Dr Alberto Longo (Gibson Institute, QUB)    
     
Alberto’s research interests include people’s preferences, attitudes and willingness to pay for public health programs.  His research focuses on the effectiveness and on the optimal levels of (monetary) incentives for behaviour change.

Dr Paula McFadden (Social Work, QUB)

Dr. McFadden is a social worker who has worked in child protection and with older people. Her doctoral research interest in burnout and resilience in professional practice has expanded to include health and social care services.  She is currently interested in resilience research relating to life course trajectory of marginalized young people and educational based intervention programs.
Dr Corina Miller

Corina is a research fellow with the Administrative Data Research Centre - Northern Ireland (ADRC-NI) and Centre for Public Health. Her main research is in the area of applied microeconomics, with a focus on health inequality, wellbeing and education. Her current research is on the self-reported satisfaction in the working population in Northern Ireland, with early research focus on CGE modelling of agricultural trade agreements and environmental policy.
Dr Dermot O’Reilly (UKCRC Centre for Excellence in Public Health, QUB)     
      
Dermot is Clinical Senior Lecturer in the Centre for Public Health. His core research focus is on social factors that influence the health of people and his current interest is on the effective use of routine datasets to further understanding of the distribution and social causes of disease and its impact in society. He is the lead for the new Administrative Data Research Centre (ADRC) in Northern Ireland.

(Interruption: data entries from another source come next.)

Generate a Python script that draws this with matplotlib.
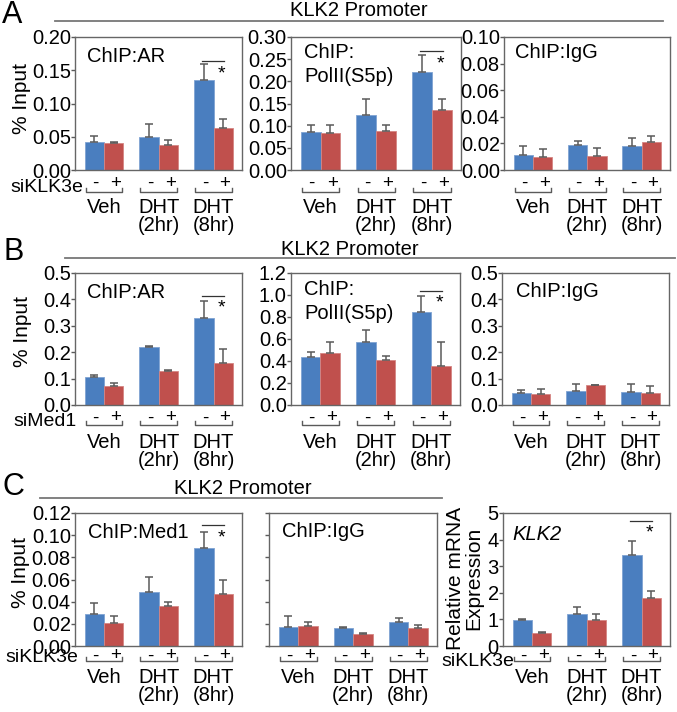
import matplotlib
matplotlib.use('Agg')
import matplotlib.pyplot as plt
from matplotlib.lines import Line2D
from matplotlib.transforms import offset_copy
import numpy as np

plt.rcParams['font.family'] = ['Liberation Sans', 'DejaVu Sans']

W, H = 677, 712

groups = ["Veh", "DHT\n(2hr)", "DHT\n(8hr)"]
signs = ["-", "+"]

# ---- Panel A (siKLK3e), KLK2 promoter ----
a_ar_ctrl = [0.042, 0.050, 0.135]
a_ar_ctrl_err = [0.009, 0.019, 0.024]
a_ar_si = [0.041, 0.037, 0.063]
a_ar_si_err = [0.001, 0.008, 0.014]

a_pol_ctrl = [0.085, 0.125, 0.222]
a_pol_ctrl_err = [0.017, 0.036, 0.038]
a_pol_si = [0.083, 0.089, 0.136]
a_pol_si_err = [0.019, 0.013, 0.025]

a_igg_ctrl = [0.0113, 0.0186, 0.0180]
a_igg_ctrl_err = [0.0070, 0.0030, 0.0060]
a_igg_si = [0.0100, 0.0108, 0.0209]
a_igg_si_err = [0.0056, 0.0060, 0.0047]

# ---- Panel B (siMed1) ----
b_ar_ctrl = [0.105, 0.218, 0.328]
b_ar_ctrl_err = [0.010, 0.005, 0.067]
b_ar_si = [0.073, 0.129, 0.158]
b_ar_si_err = [0.009, 0.003, 0.055]

b_pol_ctrl = [0.434, 0.574, 0.842]
b_pol_ctrl_err = [0.052, 0.110, 0.152]
b_pol_si = [0.477, 0.407, 0.352]
b_pol_si_err = [0.097, 0.043, 0.222]

b_igg_ctrl = [0.044, 0.054, 0.051]
b_igg_ctrl_err = [0.012, 0.024, 0.027]
b_igg_si = [0.041, 0.076, 0.046]
b_igg_si_err = [0.018, 0.001, 0.026]

# ---- Panel C (siKLK3e) ----
c_med_ctrl = [0.0293, 0.049, 0.088]
c_med_ctrl_err = [0.0097, 0.013, 0.015]
c_med_si = [0.0212, 0.036, 0.0466]
c_med_si_err = [0.0057, 0.004, 0.0129]

c_igg_ctrl = [0.0172, 0.0160, 0.0215]
c_igg_ctrl_err = [0.0097, 0.0015, 0.0037]
c_igg_si = [0.0181, 0.0112, 0.0160]
c_igg_si_err = [0.0037, 0.0003, 0.0025]

c_mrna_ctrl = [0.98, 1.21, 3.43]
c_mrna_ctrl_err = [0.02, 0.24, 0.53]
c_mrna_si = [0.47, 0.96, 1.79]
c_mrna_si_err = [0.06, 0.24, 0.29]

BLUE = '#4A7EBF'
RED = '#C0504D'
GREY = '#5a5a5a'
FS = 14.5

fig = plt.figure(figsize=(W / 100, H / 100), dpi=100)


def fx(px):
    return px / W


def fy(py):
    return 1 - py / H


def make_ax(l, r, t, b):
    return fig.add_axes([fx(l), fy(b), (r - l) / W, (b - t) / H])


def draw(ax, box, ctrl, ctrl_err, si, si_err, yticks, fmt, title, title_off,
         offs, sig=None, italic=False, show_labels=True):
    axh = box[3] - box[2]
    x = np.arange(len(groups))
    w = 0.355
    ekw = dict(ecolor=GREY, lw=1.1, capsize=3, capthick=1.1)
    ax.bar(x - w / 2, ctrl, w, color=BLUE, edgecolor='#7FA3D3', linewidth=0.6,
           yerr=[np.zeros(3), ctrl_err], error_kw=ekw, zorder=2)
    ax.bar(x + w / 2, si, w, color=RED, edgecolor='#D58583', linewidth=0.6,
           yerr=[np.zeros(3), si_err], error_kw=ekw, zorder=2)
    ax.set_xlim(-0.53, 2.52)
    ax.set_ylim(yticks[0], yticks[-1])
    ax.set_yticks(yticks)
    if show_labels:
        ax.set_yticklabels([fmt.format(v) for v in yticks])
    else:
        ax.set_yticklabels([])
    ax.set_xticks([])
    ax.tick_params(axis='y', direction='out', length=3, width=1, pad=0,
                   labelsize=FS, color=GREY)
    for s in ax.spines.values():
        s.set_color('#666666')
        s.set_linewidth(1)
    # title
    tt = offset_copy(ax.transAxes, fig=fig, x=title_off[0], y=-title_off[1], units='dots')
    ax.text(0, 1, title, transform=tt, ha='left', va='top', fontsize=FS,
            linespacing=1.35, style='italic' if italic else 'normal')
    # below axis annotations
    pm, br, gt = offs
    xt = ax.get_xaxis_transform()
    tr_pm = offset_copy(xt, fig=fig, y=-pm, units='dots')
    tr_br = offset_copy(xt, fig=fig, y=-br, units='dots')
    tr_gt = offset_copy(xt, fig=fig, y=-gt, units='dots')
    up = 4.0 / axh
    for i, xi in enumerate(x):
        ax.text(xi - w / 2 + 0.02, 0, signs[0], transform=tr_pm, ha='center', va='center',
                fontsize=13.5, clip_on=False)
        ax.text(xi + w / 2 + 0.03, 0, signs[1], transform=tr_pm, ha='center', va='center',
                fontsize=13.5, clip_on=False)
        ax.plot([xi - w + 0.02, xi - w + 0.02, xi + w - 0.02, xi + w - 0.02],
                [up, 0, 0, up], transform=tr_br, color=GREY, lw=1, clip_on=False)
        ax.text(xi, 0, groups[i], transform=tr_gt, ha='center', va='top',
                fontsize=FS, linespacing=0.95, clip_on=False)
    if sig is not None:
        xs = x[2]
        ax.plot([xs - 0.21, xs + 0.2], [sig, sig], color='#333333', lw=0.9, zorder=3)
        ax.annotate('*', xy=(xs + 0.15, sig), xytext=(0, -3), textcoords='offset points',
                    ha='center', va='top', fontsize=14)


def fig_line(x0, x1, y):
    fig.add_artist(Line2D([fx(x0), fx(x1)], [fy(y), fy(y)], color='#777777', lw=1.3))


# ---------------- Row A ----------------
offA = (13, 22, 28)
boxes_A = [(75, 242, 37, 170), (291, 461, 37, 170), (504, 670, 37, 170)]
ax = make_ax(*boxes_A[0])
draw(ax, boxes_A[0], a_ar_ctrl, a_ar_ctrl_err, a_ar_si, a_ar_si_err,
     np.arange(0, 0.2001, 0.05), '{:.2f}', 'ChIP:AR', (12, 10), offA, sig=0.164)
ax = make_ax(*boxes_A[1])
draw(ax, boxes_A[1], a_pol_ctrl, a_pol_ctrl_err, a_pol_si, a_pol_si_err,
     np.arange(0, 0.3001, 0.05), '{:.2f}', 'ChIP:\nPolII(S5p)', (13, 6), offA, sig=0.268)
ax = make_ax(*boxes_A[2])
draw(ax, boxes_A[2], a_igg_ctrl, a_igg_ctrl_err, a_igg_si, a_igg_si_err,
     np.arange(0, 0.1001, 0.02), '{:.2f}', 'ChIP:IgG', (11, 6), offA)

fig_line(55, 663, 20.5)
fig.text(fx(359), fy(11), 'KLK2 Promoter', ha='center', va='center', fontsize=FS)
fig.text(fx(2), fy(15), 'A', ha='left', va='center', fontsize=22)
fig.text(fx(22), fy(98), '% Input', rotation=90, ha='center', va='center', fontsize=15)
fig.text(fx(10), fy(187), 'siKLK3e', ha='left', va='center', fontsize=14)

# ---------------- Row B ----------------
offB = (13, 20, 28)
boxes_B = [(75, 242, 273, 405), (291, 460, 273, 405), (502, 669, 273, 405)]
ax = make_ax(*boxes_B[0])
draw(ax, boxes_B[0], b_ar_ctrl, b_ar_ctrl_err, b_ar_si, b_ar_si_err,
     np.arange(0, 0.5001, 0.1), '{:.1f}', 'ChIP:AR', (12, 10), offB, sig=0.414)
ax = make_ax(*boxes_B[1])
draw(ax, boxes_B[1], b_pol_ctrl, b_pol_ctrl_err, b_pol_si, b_pol_si_err,
     np.arange(0, 1.2001, 0.2), '{:.1f}', 'ChIP:\nPolII(S5p)', (13, 7), offB, sig=1.04)
ax = make_ax(*boxes_B[2])
draw(ax, boxes_B[2], b_igg_ctrl, b_igg_ctrl_err, b_igg_si, b_igg_si_err,
     np.arange(0, 0.5001, 0.1), '{:.1f}', 'ChIP:IgG', (14, 9), offB)

fig_line(65, 675, 258)
fig.text(fx(350), fy(249.5), 'KLK2 Promoter', ha='center', va='center', fontsize=FS)
fig.text(fx(3), fy(252), 'B', ha='left', va='center', fontsize=22)
fig.text(fx(23), fy(332), '% Input', rotation=90, ha='center', va='center', fontsize=15)
fig.text(fx(13), fy(421), 'siMed1', ha='left', va='center', fontsize=14)

# ---------------- Row C ----------------
offC = (10, 15, 22)
boxes_C = [(75, 242, 513, 646), (269, 437, 513, 646), (503, 670, 513, 646)]
ax = make_ax(*boxes_C[0])
draw(ax, boxes_C[0], c_med_ctrl, c_med_ctrl_err, c_med_si, c_med_si_err,
     np.arange(0, 0.12001, 0.02), '{:.2f}', 'ChIP:Med1', (13, 10), offC, sig=0.109)
ax = make_ax(*boxes_C[1])
draw(ax, boxes_C[1], c_igg_ctrl, c_igg_ctrl_err, c_igg_si, c_igg_si_err,
     np.arange(0, 0.12001, 0.02), '{:.2f}', 'ChIP:IgG', (13, 9), offC, show_labels=False)
ax = make_ax(*boxes_C[2])
draw(ax, boxes_C[2], c_mrna_ctrl, c_mrna_ctrl_err, c_mrna_si, c_mrna_si_err,
     np.arange(0, 5.001, 1), '{:.0f}', 'KLK2', (9, 12), offC, sig=4.71, italic=True)

fig_line(40, 442, 498)
fig.text(fx(243), fy(489), 'KLK2 Promoter', ha='center', va='center', fontsize=FS)
fig.text(fx(2), fy(487), 'C', ha='left', va='center', fontsize=22)
fig.text(fx(21), fy(573), '% Input', rotation=90, ha='center', va='center', fontsize=15)
fig.text(fx(465), fy(578), 'Relative mRNA\nExpression', rotation=90, ha='center',
         va='center', fontsize=15, linespacing=0.95)
fig.text(fx(5), fy(657), 'siKLK3e', ha='left', va='center', fontsize=14)
fig.text(fx(441), fy(662), 'siKLK3e', ha='left', va='center', fontsize=14)

fig.savefig('out.png', dpi=100)
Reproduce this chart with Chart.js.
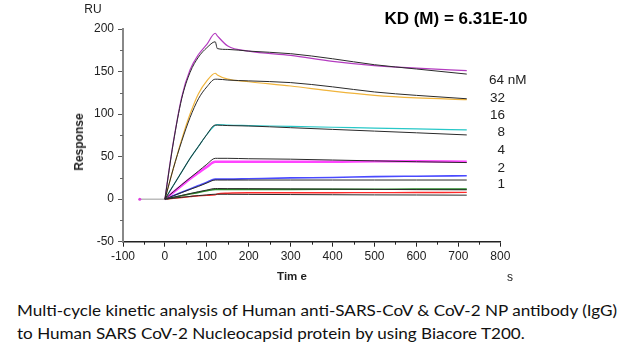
<!DOCTYPE html>
<html><head><meta charset="utf-8">
<script src="https://cdn.jsdelivr.net/npm/chart.js@4"></script>
<style>
html,body{margin:0;padding:0;background:#fff;}
body{width:634px;height:357px;position:relative;overflow:hidden;font-family:"Liberation Sans",Arial,sans-serif;color:#222;}
#wrap{position:absolute;left:0;top:0;width:634px;height:290px;}
.t{position:absolute;white-space:nowrap;transform:translate(-50%,-50%);line-height:1;}
.l{position:absolute;white-space:nowrap;transform:translate(0,-50%);line-height:1;}
.r{position:absolute;white-space:nowrap;transform:translate(-100%,-50%);line-height:1;}
.cap{position:absolute;left:16.5px;font-family:Lato,"Noto Sans",sans-serif;font-size:15px;line-height:15px;white-space:nowrap;transform-origin:0 0;color:#111;}
</style>
</head><body>
<div id="wrap"><canvas id="c" width="634" height="290"></canvas></div>
<div class="t" style="left:93px;top:9px;font-size:12px;">RU</div>
<div class="t" style="left:456px;top:18px;font-size:17px;font-weight:bold;color:#000;">KD (M) = 6.31E-10</div>
<div class="t" style="left:79px;top:142px;font-size:12px;font-weight:bold;transform:translate(-50%,-50%) rotate(-90deg);">Response</div>
<div class="t" style="left:292px;top:277px;font-size:11.5px;font-weight:bold;">Tim e</div>
<div class="t" style="left:510px;top:277px;font-size:12px;">s</div>
<div class="l" style="left:489px;top:80px;font-size:13.5px;">64 nM</div>
<div class="r" style="left:505px;top:98px;font-size:13.5px;">32</div>
<div class="r" style="left:505px;top:115px;font-size:13.5px;">16</div>
<div class="r" style="left:505px;top:132px;font-size:13.5px;">8</div>
<div class="r" style="left:505px;top:150px;font-size:13.5px;">4</div>
<div class="r" style="left:505px;top:167.5px;font-size:13.5px;">2</div>
<div class="r" style="left:505px;top:184px;font-size:13.5px;">1</div>
<div class="cap" id="cap1" style="top:303.4px;">Multi-cycle kinetic analysis of Human anti-SARS-CoV &amp; CoV-2 NP antibody (IgG)</div>
<div class="cap" id="cap2" style="top:326px;">to Human SARS CoV-2 Nucleocapsid protein by using Biacore T200.</div>
<script>
const timePoints = [0, 10, 20, 40, 60, 80, 100, 120, 125, 150, 200, 300, 400, 500, 600, 720];
const concLabels = ["64 nM", "32", "16", "8", "4", "2", "1"];
const measured64 = [0, 35, 67, 120, 152, 170, 182, 195, 192, 180, 174, 169, 162, 157, 154, 151];
const fit64      = [0, 34, 66, 118, 149, 167, 178, 185, 177, 176, 174, 171, 165, 158, 153, 147];
const measured32 = [0, 18, 36, 70, 100, 124, 139, 148, 146, 141, 138, 133, 127, 122, 119, 117];
const fit32      = [0, 18, 36, 68, 96, 118, 132, 141, 141, 140, 139, 137, 132, 126, 122, 118];
const measured16 = [0, 8, 16, 32, 48, 62, 76, 87, 87.5, 87, 86.5, 85.5, 84.5, 83.5, 82.5, 81.5];
const fit16      = [0, 8, 16, 32, 48, 62, 76, 87, 87, 86.5, 86, 84, 82, 80, 78, 75.5];
const measured8  = [0, 4, 8, 16, 24, 31, 38, 44, 44, 44, 44, 44, 44, 44.5, 44.5, 44];
const fit8       = [0, 4.3, 8.6, 17, 25, 33, 41, 48, 48, 48, 47.5, 47, 46, 45, 44, 43];
const measured4  = [0, 2, 4, 8, 12, 16, 20, 23.5, 23.5, 23.5, 24, 25, 25.5, 26.5, 27, 27.5];
const fit4       = [0, 2, 4, 7.8, 11.5, 15, 19, 22.5, 22.5, 22.5, 22.5, 22.5, 22.5, 22.5, 22.5, 22.5];
const measured2  = [0, 1, 2, 4, 6, 8, 9.8, 11.4, 11.4, 11.4, 11.5, 11.5, 11.6, 11.7, 11.8, 11.8];
const fit2       = [0, 1.1, 2.2, 4.4, 6.6, 8.7, 10.7, 12.5, 12.5, 12.4, 12.3, 12, 11.8, 11.5, 11.2, 11];
const measured1  = [0, 0.5, 1, 2, 3, 4, 4.5, 5, 6, 7, 7.5, 7.5, 7.6, 7.7, 7.8, 8];
const fit1       = [0, 0.6, 1.1, 2.2, 3.2, 4.2, 5, 5.8, 5.8, 5.7, 5.6, 5.4, 5.2, 5, 4.9, 4.7];
const baselineTimes = [-60, 0];
const baselineValues = [0, 0];
const xTickValues = [-100, 0, 100, 200, 300, 400, 500, 600, 700, 800];
const yTickValues = [-50, 0, 50, 100, 150, 200];

const measuredSets = [measured64, measured32, measured16, measured8, measured4, measured2, measured1];
const fitSets = [fit64, fit32, fit16, fit8, fit4, fit2, fit1];
const measuredColors = ['#b43cc0', '#f0b43c', '#28c8c8', '#ff44ff', '#4a4aff', '#2a8a2a', '#ff2a2a'];
const measuredWidths = [1.2, 1.2, 1.2, 2.6, 1.6, 1.6, 1.4];

function pts(xs, ys){ return xs.map((t,i)=>({x:t, y:ys[i]})); }

const datasets = [];
fitSets.forEach((f,i)=>{
  datasets.push({label:'fit '+concLabels[i], data:pts(timePoints,f), borderColor:'#2a2a2a', borderWidth:1, pointRadius:0, cubicInterpolationMode:'monotone', fill:false});
});
measuredSets.forEach((m,i)=>{
  datasets.push({label:concLabels[i], data:pts(timePoints,m), borderColor:measuredColors[i], borderWidth:measuredWidths[i], pointRadius:0, cubicInterpolationMode:'monotone', fill:false});
});
datasets.push({label:'baseline', data:pts(baselineTimes, baselineValues), borderColor:'#999', borderWidth:1, pointRadius:[1.5,0], pointBackgroundColor:'#e040e0', pointBorderWidth:0, fill:false});

const minorTicks = {
  id:'minorTicks',
  afterDraw(chart){
    const ctx = chart.ctx, xs = chart.scales.x, ys = chart.scales.y;
    ctx.save();
    ctx.lineWidth = 1;
    ctx.strokeStyle = '#666';
    for(let v=-25; v<200; v+=50){
      const p = Math.round(ys.getPixelForValue(v))+0.5;
      ctx.beginPath(); ctx.moveTo(chart.chartArea.left-3, p); ctx.lineTo(chart.chartArea.left, p); ctx.stroke();
    }
    ctx.strokeStyle = '#222';
    for(let v=-50; v<800; v+=100){
      const p = Math.round(xs.getPixelForValue(v))+0.5;
      ctx.beginPath(); ctx.moveTo(p, chart.chartArea.bottom); ctx.lineTo(p, chart.chartArea.bottom+3); ctx.stroke();
    }
    ctx.restore();
  }
};

new Chart(document.getElementById('c'), {
  type:'line',
  data:{datasets},
  options:{
    responsive:false, animation:false, devicePixelRatio:1,
    layout:{padding:{left:0, top:29, right:133.7, bottom:0}},
    plugins:{legend:{display:false}, tooltip:{enabled:false}},
    scales:{
      x:{type:'linear', min:-100, max:800,
        afterBuildTicks:(s)=>{ s.ticks = xTickValues.map(v=>({value:v})); },
        ticks:{font:{family:'"Liberation Sans", Arial, sans-serif', size:12}, color:'#222', padding:3, maxRotation:0},
        grid:{drawOnChartArea:false, drawTicks:true, tickLength:5, color:'#222', lineWidth:1},
        border:{color:'#222', width:1.5},
        afterFit:(s)=>{ s.height = 48.3; }
      },
      y:{type:'linear', min:-50, max:200,
        afterBuildTicks:(s)=>{ s.ticks = yTickValues.map(v=>({value:v})); },
        ticks:{font:{family:'"Liberation Sans", Arial, sans-serif', size:12}, color:'#222', padding:4},
        grid:{drawOnChartArea:false, drawTicks:true, tickLength:5, color:'#555', lineWidth:1},
        border:{color:'#888', width:2},
        afterFit:(s)=>{ s.width = 123; }
      }
    }
  },
  plugins:[minorTicks]
});

(function(){
  const c1 = document.getElementById('cap1'), c2 = document.getElementById('cap2');
  const w = c1.getBoundingClientRect().width;
  const sc = 600 / w;
  c1.style.transform = 'scaleX('+sc+')';
  c2.style.transform = 'scaleX('+sc+')';
})();
</script>
</body></html>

Dr Ian Shuttleworth (Geography, QUB)

Ian is a senior lecturer in Human Geography at Queen’s University Belfast.  His research interests include migration, labour market mobility, and social segregation.  He also has an interest in divided societies with a special focus on Northern Ireland.  He is currently director of the Northern Ireland Longitudinal Research Support Unit and is also involved in other UK Big Data initiatives.